Friday 12 September 2008

The Reluctant Cannibal

Cannibalism is not, you might think, an altogether appropriate subject for humour. And yet there are several examples of just that, from the Flanders and Swann song from which this review derives it title to Trey Parker's pre-South Park film upon which this Edinburgh Festival Fringe musical is based (though at least one of Parker's cannibals is far from reluctant).

The musical opens with silent film of a group of people being massacred in a wooded area. There is a nice use of written dialogue: "Oh, no" is the expression that appears on the screen for one of the actors, whose lips to me made a rather stronger statement.

We are then plunged into the courtroom where Alfred Packer is being tried for cannibalism and Polly Pry (a journalist) is attempting to coax the true story out of him. But first we need to learn about his unhealthy affection for his horse (played by a lady in a very low cut outfit), "the sky was blue when I was on top of you", he sings, and we wonder whether the RSPCA should be alerted to what's going on. This particular double entendre has now replaced my brother's previous favourite where a diplomat, returning to his wife after having left her with the natives, asks "Were you bored?" to which she replies "Only in the engineering sense."

Soon, however, we learn that Packer had agreed to take over when a group of miners lost their guide, though as the plot progresses it becomes clear his sense of direction is nothing to boast about, to make matters worse he seems more concerned about recovering his horse, Liane. As he leads them further astray, the eponymous cannibalism occurs.

Musically it is not the most distinguished work ever written, Stephen Sondheim need lose no sleep, but it is perfectly decent. The lyrics are by no means great either, but they are very funny. Filled with dirty jokes and double entendres, such as the offer of "Fudge, Packer". Essentially, this is a work of utter silliness and if viewed with that in mind is very enjoyable indeed. Quite why the writers felt the need to constantly compare everything to a baked potato is not clear, but it is amusing, and would doubtless make the sound basis of a drinking game.
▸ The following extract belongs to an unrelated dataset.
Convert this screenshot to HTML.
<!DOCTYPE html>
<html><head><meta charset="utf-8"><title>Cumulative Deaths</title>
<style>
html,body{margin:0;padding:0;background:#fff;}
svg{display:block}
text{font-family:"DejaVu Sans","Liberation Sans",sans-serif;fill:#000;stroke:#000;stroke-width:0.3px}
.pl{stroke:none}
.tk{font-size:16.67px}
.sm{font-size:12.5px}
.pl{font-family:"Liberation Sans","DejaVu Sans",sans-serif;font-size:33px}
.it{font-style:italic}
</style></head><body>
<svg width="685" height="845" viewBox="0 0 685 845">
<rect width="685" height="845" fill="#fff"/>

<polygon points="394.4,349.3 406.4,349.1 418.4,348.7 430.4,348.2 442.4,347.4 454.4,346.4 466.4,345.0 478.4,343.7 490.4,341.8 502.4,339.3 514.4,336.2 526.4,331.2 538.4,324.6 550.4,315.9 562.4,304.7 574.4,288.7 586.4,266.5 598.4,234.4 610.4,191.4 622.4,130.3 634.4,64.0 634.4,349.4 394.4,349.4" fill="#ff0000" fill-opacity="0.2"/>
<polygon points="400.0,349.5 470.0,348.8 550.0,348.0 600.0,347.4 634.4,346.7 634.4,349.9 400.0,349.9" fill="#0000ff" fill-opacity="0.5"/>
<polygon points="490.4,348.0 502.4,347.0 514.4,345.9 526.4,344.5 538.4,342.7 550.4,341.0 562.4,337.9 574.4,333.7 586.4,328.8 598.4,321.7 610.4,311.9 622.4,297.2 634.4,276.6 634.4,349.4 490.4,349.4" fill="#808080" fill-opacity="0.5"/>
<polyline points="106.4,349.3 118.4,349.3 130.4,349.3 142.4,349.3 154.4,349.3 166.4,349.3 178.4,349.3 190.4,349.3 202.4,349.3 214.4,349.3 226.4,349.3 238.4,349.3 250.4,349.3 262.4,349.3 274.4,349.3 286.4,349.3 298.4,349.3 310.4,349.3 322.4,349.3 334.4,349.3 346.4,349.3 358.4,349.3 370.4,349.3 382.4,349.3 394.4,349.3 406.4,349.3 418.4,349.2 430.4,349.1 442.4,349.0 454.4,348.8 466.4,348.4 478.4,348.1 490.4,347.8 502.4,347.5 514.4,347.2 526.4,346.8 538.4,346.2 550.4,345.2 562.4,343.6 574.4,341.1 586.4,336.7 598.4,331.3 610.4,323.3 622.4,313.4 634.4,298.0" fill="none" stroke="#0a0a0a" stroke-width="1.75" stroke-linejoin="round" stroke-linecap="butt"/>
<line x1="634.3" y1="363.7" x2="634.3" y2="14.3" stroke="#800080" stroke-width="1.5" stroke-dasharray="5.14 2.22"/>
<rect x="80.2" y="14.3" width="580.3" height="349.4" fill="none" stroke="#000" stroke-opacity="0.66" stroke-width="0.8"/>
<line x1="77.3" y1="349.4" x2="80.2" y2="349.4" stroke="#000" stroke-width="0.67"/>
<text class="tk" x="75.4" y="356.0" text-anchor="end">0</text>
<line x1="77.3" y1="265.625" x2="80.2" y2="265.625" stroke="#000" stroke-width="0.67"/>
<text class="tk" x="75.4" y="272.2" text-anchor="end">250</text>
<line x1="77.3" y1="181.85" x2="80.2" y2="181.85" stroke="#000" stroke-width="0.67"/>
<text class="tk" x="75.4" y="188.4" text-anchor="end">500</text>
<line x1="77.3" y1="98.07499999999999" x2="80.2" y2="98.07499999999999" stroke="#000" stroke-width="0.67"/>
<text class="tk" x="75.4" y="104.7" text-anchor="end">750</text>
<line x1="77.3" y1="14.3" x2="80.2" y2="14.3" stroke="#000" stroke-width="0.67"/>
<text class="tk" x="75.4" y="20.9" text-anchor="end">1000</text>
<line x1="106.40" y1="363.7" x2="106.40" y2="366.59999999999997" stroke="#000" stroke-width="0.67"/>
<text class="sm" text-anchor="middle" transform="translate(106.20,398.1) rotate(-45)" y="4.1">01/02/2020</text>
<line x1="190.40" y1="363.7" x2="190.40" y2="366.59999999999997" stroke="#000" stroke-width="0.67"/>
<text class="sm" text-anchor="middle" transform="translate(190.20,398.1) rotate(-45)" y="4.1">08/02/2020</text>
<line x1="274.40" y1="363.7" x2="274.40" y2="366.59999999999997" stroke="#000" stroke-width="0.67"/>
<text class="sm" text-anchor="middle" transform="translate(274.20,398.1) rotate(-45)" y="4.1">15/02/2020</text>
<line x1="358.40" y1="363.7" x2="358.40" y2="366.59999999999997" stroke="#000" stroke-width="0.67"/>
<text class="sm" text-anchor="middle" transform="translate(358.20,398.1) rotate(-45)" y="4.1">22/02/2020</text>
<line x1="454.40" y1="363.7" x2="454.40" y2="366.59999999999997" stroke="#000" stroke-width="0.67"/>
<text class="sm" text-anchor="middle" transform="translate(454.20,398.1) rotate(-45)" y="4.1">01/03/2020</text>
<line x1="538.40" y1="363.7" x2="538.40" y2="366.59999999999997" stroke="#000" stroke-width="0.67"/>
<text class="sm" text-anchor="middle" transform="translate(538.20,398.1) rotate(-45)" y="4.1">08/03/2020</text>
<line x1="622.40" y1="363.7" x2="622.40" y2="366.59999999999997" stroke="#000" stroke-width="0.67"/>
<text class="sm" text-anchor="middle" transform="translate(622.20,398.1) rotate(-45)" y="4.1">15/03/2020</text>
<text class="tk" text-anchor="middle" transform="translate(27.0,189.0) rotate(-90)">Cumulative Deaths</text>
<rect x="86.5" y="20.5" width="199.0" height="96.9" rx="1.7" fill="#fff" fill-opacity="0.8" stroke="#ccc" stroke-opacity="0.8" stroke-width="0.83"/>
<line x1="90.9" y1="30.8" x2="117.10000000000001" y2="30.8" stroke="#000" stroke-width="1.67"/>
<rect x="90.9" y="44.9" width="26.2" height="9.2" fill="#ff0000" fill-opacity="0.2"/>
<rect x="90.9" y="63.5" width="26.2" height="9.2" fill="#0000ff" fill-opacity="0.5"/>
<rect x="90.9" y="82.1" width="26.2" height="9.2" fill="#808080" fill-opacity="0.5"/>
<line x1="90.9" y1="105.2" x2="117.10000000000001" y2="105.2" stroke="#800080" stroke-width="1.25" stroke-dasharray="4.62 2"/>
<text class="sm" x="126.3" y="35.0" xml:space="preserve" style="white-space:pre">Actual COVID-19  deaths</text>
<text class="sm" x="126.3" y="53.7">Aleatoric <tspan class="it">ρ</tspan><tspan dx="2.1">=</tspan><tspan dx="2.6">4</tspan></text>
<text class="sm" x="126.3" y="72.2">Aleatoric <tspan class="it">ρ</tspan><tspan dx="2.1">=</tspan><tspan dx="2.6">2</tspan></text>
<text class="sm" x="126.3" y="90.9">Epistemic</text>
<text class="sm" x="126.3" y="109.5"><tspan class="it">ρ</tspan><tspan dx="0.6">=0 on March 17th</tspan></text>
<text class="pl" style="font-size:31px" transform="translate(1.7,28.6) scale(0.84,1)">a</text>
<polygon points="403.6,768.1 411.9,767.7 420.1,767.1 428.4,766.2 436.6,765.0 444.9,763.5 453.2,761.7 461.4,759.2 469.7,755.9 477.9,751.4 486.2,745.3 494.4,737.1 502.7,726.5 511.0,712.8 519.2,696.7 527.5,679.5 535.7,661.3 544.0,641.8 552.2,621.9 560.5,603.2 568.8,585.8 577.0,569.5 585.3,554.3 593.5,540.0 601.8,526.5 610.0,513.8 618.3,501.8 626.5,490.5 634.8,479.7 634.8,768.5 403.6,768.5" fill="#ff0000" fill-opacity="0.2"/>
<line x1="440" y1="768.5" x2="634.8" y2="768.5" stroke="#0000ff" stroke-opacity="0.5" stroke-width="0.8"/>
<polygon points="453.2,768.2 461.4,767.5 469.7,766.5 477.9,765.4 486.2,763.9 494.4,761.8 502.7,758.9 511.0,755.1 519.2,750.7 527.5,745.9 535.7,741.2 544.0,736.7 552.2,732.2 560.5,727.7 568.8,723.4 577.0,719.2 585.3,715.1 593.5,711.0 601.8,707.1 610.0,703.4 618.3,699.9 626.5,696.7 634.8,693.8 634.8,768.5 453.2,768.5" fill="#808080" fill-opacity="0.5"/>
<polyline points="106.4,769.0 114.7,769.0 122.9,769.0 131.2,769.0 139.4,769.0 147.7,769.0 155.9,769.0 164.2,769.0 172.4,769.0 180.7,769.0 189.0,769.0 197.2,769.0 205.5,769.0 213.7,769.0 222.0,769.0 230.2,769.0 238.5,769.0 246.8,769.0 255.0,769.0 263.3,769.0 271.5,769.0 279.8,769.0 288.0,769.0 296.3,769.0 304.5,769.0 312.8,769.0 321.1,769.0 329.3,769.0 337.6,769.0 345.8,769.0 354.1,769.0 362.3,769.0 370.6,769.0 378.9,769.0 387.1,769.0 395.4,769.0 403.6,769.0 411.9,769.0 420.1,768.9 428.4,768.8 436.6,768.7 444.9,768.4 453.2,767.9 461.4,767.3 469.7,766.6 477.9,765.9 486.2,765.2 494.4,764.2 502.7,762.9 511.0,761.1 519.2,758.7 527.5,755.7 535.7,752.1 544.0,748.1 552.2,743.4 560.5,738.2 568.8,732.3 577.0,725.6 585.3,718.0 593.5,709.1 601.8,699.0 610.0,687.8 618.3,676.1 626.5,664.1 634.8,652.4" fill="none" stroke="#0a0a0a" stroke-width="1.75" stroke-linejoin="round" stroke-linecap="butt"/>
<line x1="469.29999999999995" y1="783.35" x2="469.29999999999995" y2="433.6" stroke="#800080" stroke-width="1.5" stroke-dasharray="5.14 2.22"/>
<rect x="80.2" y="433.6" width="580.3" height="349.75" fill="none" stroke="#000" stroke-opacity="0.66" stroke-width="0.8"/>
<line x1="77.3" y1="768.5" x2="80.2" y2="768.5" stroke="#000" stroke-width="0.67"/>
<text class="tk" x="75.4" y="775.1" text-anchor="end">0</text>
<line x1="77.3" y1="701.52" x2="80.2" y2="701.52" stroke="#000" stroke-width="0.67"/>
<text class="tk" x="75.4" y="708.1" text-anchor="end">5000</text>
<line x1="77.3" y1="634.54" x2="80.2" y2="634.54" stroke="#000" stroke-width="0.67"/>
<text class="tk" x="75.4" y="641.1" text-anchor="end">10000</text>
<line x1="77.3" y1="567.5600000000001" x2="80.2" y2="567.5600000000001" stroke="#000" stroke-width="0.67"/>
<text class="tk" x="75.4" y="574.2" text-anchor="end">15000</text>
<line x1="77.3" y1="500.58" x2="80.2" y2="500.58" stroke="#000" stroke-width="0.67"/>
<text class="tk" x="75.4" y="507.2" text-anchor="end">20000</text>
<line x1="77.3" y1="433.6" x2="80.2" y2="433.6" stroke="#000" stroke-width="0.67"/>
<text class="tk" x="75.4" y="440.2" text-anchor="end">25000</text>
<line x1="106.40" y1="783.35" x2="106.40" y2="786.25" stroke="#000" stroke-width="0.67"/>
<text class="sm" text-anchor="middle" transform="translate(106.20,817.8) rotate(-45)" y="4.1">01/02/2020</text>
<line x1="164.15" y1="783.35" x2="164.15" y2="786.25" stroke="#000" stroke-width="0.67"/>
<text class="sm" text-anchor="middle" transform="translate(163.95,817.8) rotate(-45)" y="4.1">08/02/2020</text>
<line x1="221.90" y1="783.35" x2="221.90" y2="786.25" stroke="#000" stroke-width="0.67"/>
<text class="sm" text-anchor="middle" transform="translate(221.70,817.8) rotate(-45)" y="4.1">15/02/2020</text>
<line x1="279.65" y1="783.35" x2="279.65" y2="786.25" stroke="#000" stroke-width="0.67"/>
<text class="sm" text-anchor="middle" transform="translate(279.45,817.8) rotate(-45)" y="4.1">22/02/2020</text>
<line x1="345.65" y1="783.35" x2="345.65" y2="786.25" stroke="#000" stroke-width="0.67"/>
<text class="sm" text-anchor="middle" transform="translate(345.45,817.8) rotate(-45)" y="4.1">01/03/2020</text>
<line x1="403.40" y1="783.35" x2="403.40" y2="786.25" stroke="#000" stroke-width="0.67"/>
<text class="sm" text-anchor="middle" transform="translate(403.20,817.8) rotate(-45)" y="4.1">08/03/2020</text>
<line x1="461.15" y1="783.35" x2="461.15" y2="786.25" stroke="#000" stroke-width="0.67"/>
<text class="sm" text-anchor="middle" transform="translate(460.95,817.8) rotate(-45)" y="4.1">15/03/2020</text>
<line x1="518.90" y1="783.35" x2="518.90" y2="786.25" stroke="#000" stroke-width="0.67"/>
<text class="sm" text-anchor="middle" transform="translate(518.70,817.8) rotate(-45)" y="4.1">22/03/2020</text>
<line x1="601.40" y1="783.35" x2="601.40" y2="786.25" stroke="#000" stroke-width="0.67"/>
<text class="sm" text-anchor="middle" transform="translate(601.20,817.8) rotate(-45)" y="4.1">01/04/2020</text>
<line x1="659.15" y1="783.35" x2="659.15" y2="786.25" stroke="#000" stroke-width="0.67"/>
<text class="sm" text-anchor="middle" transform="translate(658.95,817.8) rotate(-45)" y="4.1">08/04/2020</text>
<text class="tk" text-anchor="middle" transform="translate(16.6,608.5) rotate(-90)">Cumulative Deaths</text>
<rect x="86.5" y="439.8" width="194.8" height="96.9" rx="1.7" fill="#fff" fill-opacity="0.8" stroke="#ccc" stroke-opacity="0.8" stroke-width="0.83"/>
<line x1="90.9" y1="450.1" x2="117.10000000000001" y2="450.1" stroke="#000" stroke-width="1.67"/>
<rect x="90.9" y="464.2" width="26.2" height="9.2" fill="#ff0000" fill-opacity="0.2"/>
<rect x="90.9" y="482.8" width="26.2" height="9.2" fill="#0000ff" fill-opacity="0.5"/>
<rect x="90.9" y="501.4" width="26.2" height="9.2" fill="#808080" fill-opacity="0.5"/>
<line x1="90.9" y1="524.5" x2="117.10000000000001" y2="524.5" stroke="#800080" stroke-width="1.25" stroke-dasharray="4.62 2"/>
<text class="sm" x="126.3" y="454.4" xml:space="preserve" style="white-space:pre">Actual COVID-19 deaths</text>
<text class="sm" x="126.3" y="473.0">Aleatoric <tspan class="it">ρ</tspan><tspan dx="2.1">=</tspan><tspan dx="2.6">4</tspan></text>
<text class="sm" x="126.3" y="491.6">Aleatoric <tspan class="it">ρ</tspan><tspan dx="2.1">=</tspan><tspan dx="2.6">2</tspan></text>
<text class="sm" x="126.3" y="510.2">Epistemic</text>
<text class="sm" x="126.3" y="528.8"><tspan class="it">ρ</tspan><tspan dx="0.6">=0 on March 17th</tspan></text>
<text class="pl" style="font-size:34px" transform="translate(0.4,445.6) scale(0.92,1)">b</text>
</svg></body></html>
The performances are strong. Unfortunately, I am unable to name the most of the actors as no programme was distributed. Bell, the preacher (played by our friend Andy Pugsley, and thus earning this review a shameless plugs tag), Packer and the Trapper are all excellent and Liana manages to act the part of a horse well, and also doubles up as the Indian Sudoku, which is presumably an addition to this performance as the craze hadn't struck when the original film was made. The wider supporting cast of gold prospectors is also a wonderful range of caricatures, from the sex starved young man (who has a very detailed list of the things he wants to do before he dies) to the one who refuses to sing, to the one who has an extreme eagerness to build snowmen at every opportunity and tap dance, and though it's not explained how this is meant to work in the snow the script at least recognises this and makes a joke out of it. It is this last behaviour that leads to Bell shooting him in frustration and leading them onto the road to cannibalism. When Packer returns from seeking help, Bell's descent to madness is complete and his refrain of "the Lord works in mysterious ways" even more amusing.
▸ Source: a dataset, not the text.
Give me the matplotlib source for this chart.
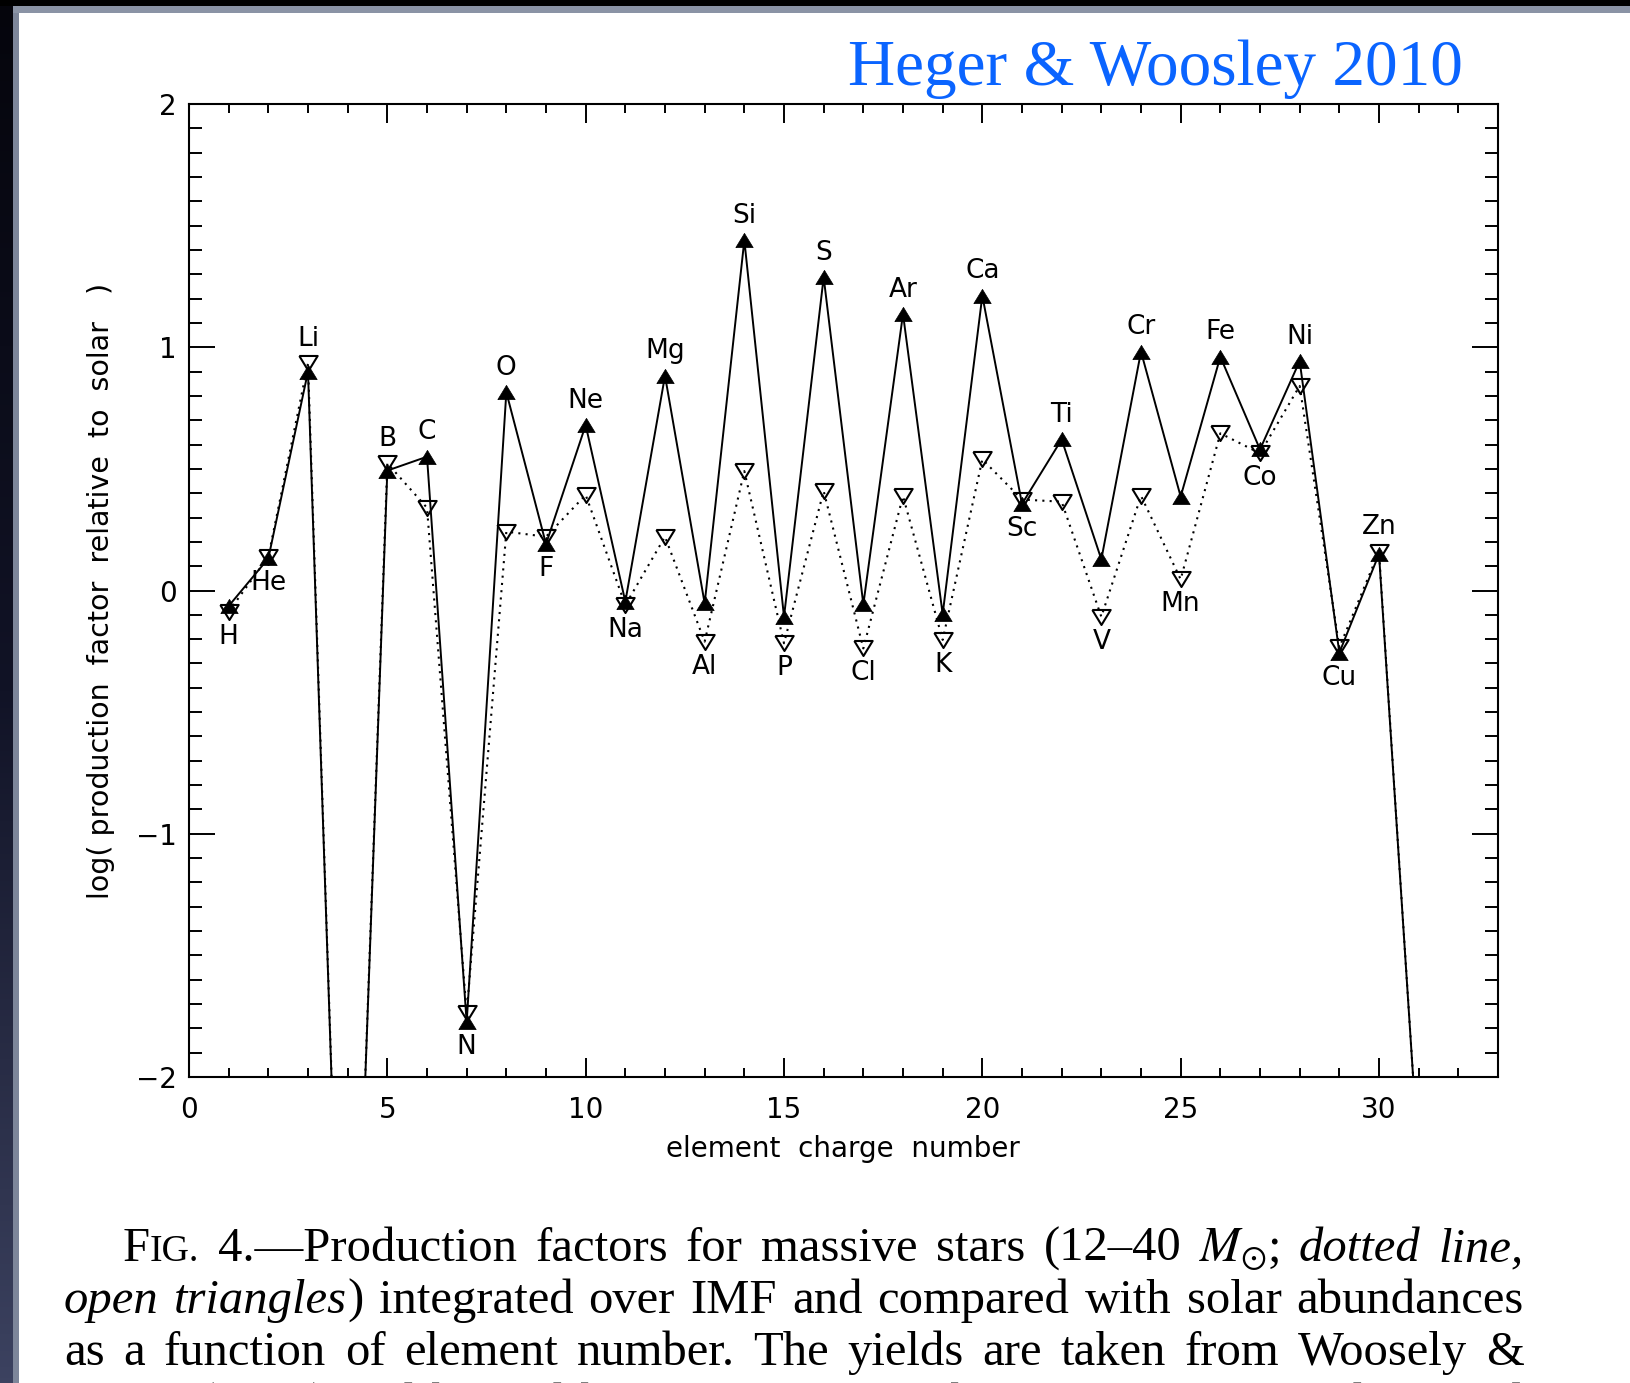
import numpy as np
import matplotlib
matplotlib.use("Agg")
import matplotlib.pyplot as plt
from matplotlib.patches import Rectangle
from matplotlib.ticker import MultipleLocator

# ---------------- data ----------------
Z = list(range(1, 32))
elements = ['H', 'He', 'Li', 'Be', 'B', 'C', 'N', 'O', 'F', 'Ne', 'Na', 'Mg', 'Al', 'Si', 'P', 'S',
            'Cl', 'Ar', 'K', 'Ca', 'Sc', 'Ti', 'V', 'Cr', 'Mn', 'Fe', 'Co', 'Ni', 'Cu', 'Zn', 'Ga']
# solid line, filled triangles
pf_filled = [-0.064, 0.132, 0.900, -4.0, 0.493, 0.550, -1.775, 0.815, 0.191, 0.680, -0.046,
             0.883, -0.053, 1.440, -0.108, 1.288, -0.057, 1.137, -0.097, 1.212, 0.356, 0.621,
             0.128, 0.982, 0.386, 0.961, 0.580, 0.943, -0.256, 0.150, -2.35]
# dotted line, open triangles (12-40 Msun)
pf_open = [-0.087, 0.139, 0.934, -4.0, 0.523, 0.340, -1.738, 0.242, 0.221, 0.393, -0.060,
           0.221, -0.210, 0.491, -0.217, 0.409, -0.238, 0.388, -0.203, 0.539, 0.374, 0.365,
           -0.108, 0.389, 0.046, 0.646, 0.564, 0.841, -0.234, 0.160, -2.35]
label_side = ['below', 'below', 'above', None, 'above', 'above', 'below', 'above', 'below', 'above',
              'below', 'above', 'below', 'above', 'below', 'above', 'below', 'above', 'below', 'above',
              'below', 'above', 'below', 'above', 'below', 'above', 'below', 'above', 'below', 'above', None]

x_ticks = [0, 5, 10, 15, 20, 25, 30]
y_ticks = [-2, -1, 0, 1, 2]

# ---------------- figure ----------------
W_PX, H_PX = 1631, 1383
fig = plt.figure(figsize=(W_PX / 100, H_PX / 100), dpi=100)
fig.patch.set_facecolor('white')

# screenshot frame (dark edges)
grad = np.linspace(0, 1, 256).reshape(-1, 1)
axg = fig.add_axes([0, 0, 13 / W_PX, 1])
axg.imshow(grad, aspect='auto', cmap=matplotlib.colors.LinearSegmentedColormap.from_list(
    'g', ['#05050c', '#111326', '#3c4260']), extent=[0, 1, 0, 1])
axg.set_axis_off()
fig.add_artist(Rectangle((13 / W_PX, 0), 6 / W_PX, 1 - 6 / H_PX, transform=fig.transFigure,
                         color='#7d869a', lw=0))
fig.add_artist(Rectangle((0, 1 - 6 / H_PX), 1, 6 / H_PX, transform=fig.transFigure,
                         color='#000000', lw=0))
fig.add_artist(Rectangle((13 / W_PX, 1 - 13 / H_PX), 1, 7 / H_PX, transform=fig.transFigure,
                         color='#8a93a5', lw=0))

# main axes
L, R, T, B = 189, 1498, 104, 1077
ax = fig.add_axes([L / W_PX, 1 - B / H_PX, (R - L) / W_PX, (B - T) / H_PX])

up_tri = [(-1, -0.82), (1, -0.82), (0, 0.82), (-1, -0.82)]
dn_tri = [(-1, 0.82), (1, 0.82), (0, -0.82), (-1, 0.82)]

ax.plot(Z, pf_open, color='black', lw=1.5, linestyle=(0, (1, 2.5)),
        marker=dn_tri, ms=13.2, mfc='none', mec='black', mew=1.5, zorder=2)
ax.plot(Z, pf_filled, color='black', lw=1.4, linestyle='-',
        marker=up_tri, ms=12.5, mfc='black', mec='black', mew=0.5, zorder=3)

lab_font = dict(family='DejaVu Sans', fontsize=19)
for z, el, a, b, side in zip(Z, elements, pf_filled, pf_open, label_side):
    if side is None:
        continue
    if side == 'above':
        ax.annotate(el, (z, max(a, b)), xytext=(0, 17.5), textcoords='offset points',
                    ha='center', va='center', **lab_font)
    else:
        ax.annotate(el, (z, min(a, b)), xytext=(0, -18), textcoords='offset points',
                    ha='center', va='center', **lab_font)

ax.set_xlim(0, 33)
ax.set_ylim(-2, 2)
ax.set_xticks(x_ticks)
ax.set_yticks(y_ticks)
ax.set_xticklabels([str(v) for v in x_ticks])
ax.set_yticklabels([str(v).replace('-', '\u2212') for v in y_ticks])
ax.xaxis.set_minor_locator(MultipleLocator(1))
ax.yaxis.set_minor_locator(MultipleLocator(0.1))
ax.tick_params(axis='x', which='major', direction='in', length=13.5, width=1.4,
               top=True, bottom=True, labelsize=20, pad=14)
ax.tick_params(axis='x', which='minor', direction='in', length=6.5, width=1.4, top=True, bottom=True)
ax.tick_params(axis='y', which='major', direction='in', length=18.7, width=1.4,
               left=True, right=True, labelsize=20, pad=9)
ax.tick_params(axis='y', which='minor', direction='in', length=9.4, width=1.4, left=True, right=True)
for sp in ax.spines.values():
    sp.set_linewidth(1.5)

fig.text(843 / W_PX, 1 - 1149 / H_PX, 'element  charge  number', ha='center', va='center',
         fontsize=20, family='DejaVu Sans')
fig.text(101 / W_PX, 1 - 591 / H_PX, 'log( production  factor  relative  to  solar   )',
         ha='center', va='center', rotation=90, fontsize=20.5, family='DejaVu Sans')

# title
fig.text(1155 / W_PX, 1 - 85 / H_PX, 'Heger & Woosley 2010', ha='center', va='baseline',
         fontsize=47, family='Liberation Serif', color='#0a64ff')

# ---------------- caption (justified) ----------------
plt.rcParams['mathtext.fontset'] = 'stix'
CAP = 35
R_ = dict(family='Liberation Serif', fontsize=CAP)
I_ = dict(family='Liberation Serif', fontsize=CAP, style='italic')
SC = dict(family='Liberation Serif', fontsize=CAP * 0.78)
MT = dict(fontsize=CAP)


def words(s, props):
    return [[(w, props)] for w in s.split()]


lines = [
    (123, 1524, 1261,
     [[('F', R_), ('IG.', SC)], [('4.\u2014Production', R_)]] + words('factors for massive stars', R_)
     + [[('(12\u201340', R_)], [(r'$M_{\odot}$', MT), (';', R_)], [('dotted', I_)], [('line,', I_)]]),
    (64, 1524, 1313,
     [[('open', I_)], [('triangles', I_), (')', R_)]]
     + words('integrated over IMF and compared with solar abundances', R_)),
    (64, 1524, 1365,
     words('as a function of element number. The yields are taken from Woosely &', R_)),
    (64, 1524, 1417,
     words('Heger (2007) and binned by the same mass bins as in Fig. 1 and applied', R_)),
]

fig.canvas.draw()
renderer = fig.canvas.get_renderer()
for x0, x1, yb, wl in lines:
    arts = []
    widths = []
    for word in wl:
        segs = []
        tot = 0
        for txt, props in word:
            t = fig.text(0, 1 - yb / H_PX, txt, ha='left', va='baseline', **props)
            w = t.get_window_extent(renderer).width
            segs.append((t, w))
            tot += w
        arts.append(segs)
        widths.append(tot)
    gap = ((x1 - x0) - sum(widths)) / (len(wl) - 1)
    x = x0
    for segs, w in zip(arts, widths):
        for t, sw in segs:
            t.set_x(x / W_PX)
            x += sw
        x += gap

fig.savefig('out.png', dpi=100, facecolor='white')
The set is sparse, but they make the most of it, and much comedy from it: "Look at all the teepees" says the Indian chief. The use of a projector helps give a sense of place much of the rest of the time. Other things, such as the bear trap in which Bell's leg is repeatedly caught, are entirely and convincingly mimed, and with Andy Pugsley timing his screams to perfection. Similarly when they leap into a river, the choreography as they are swept downstream and off stage is convincing.

One criticism would be that the journalist was much more obviously mic'd than everyone else and at one point Pugsley lost his microphone altogether, though such is the power of his voice that nobody in the audience actually noticed.

All in all, this is one to put your mind firmly into neutral, get a large glass of your favourite tipple, sit back, and laugh very hard indeed.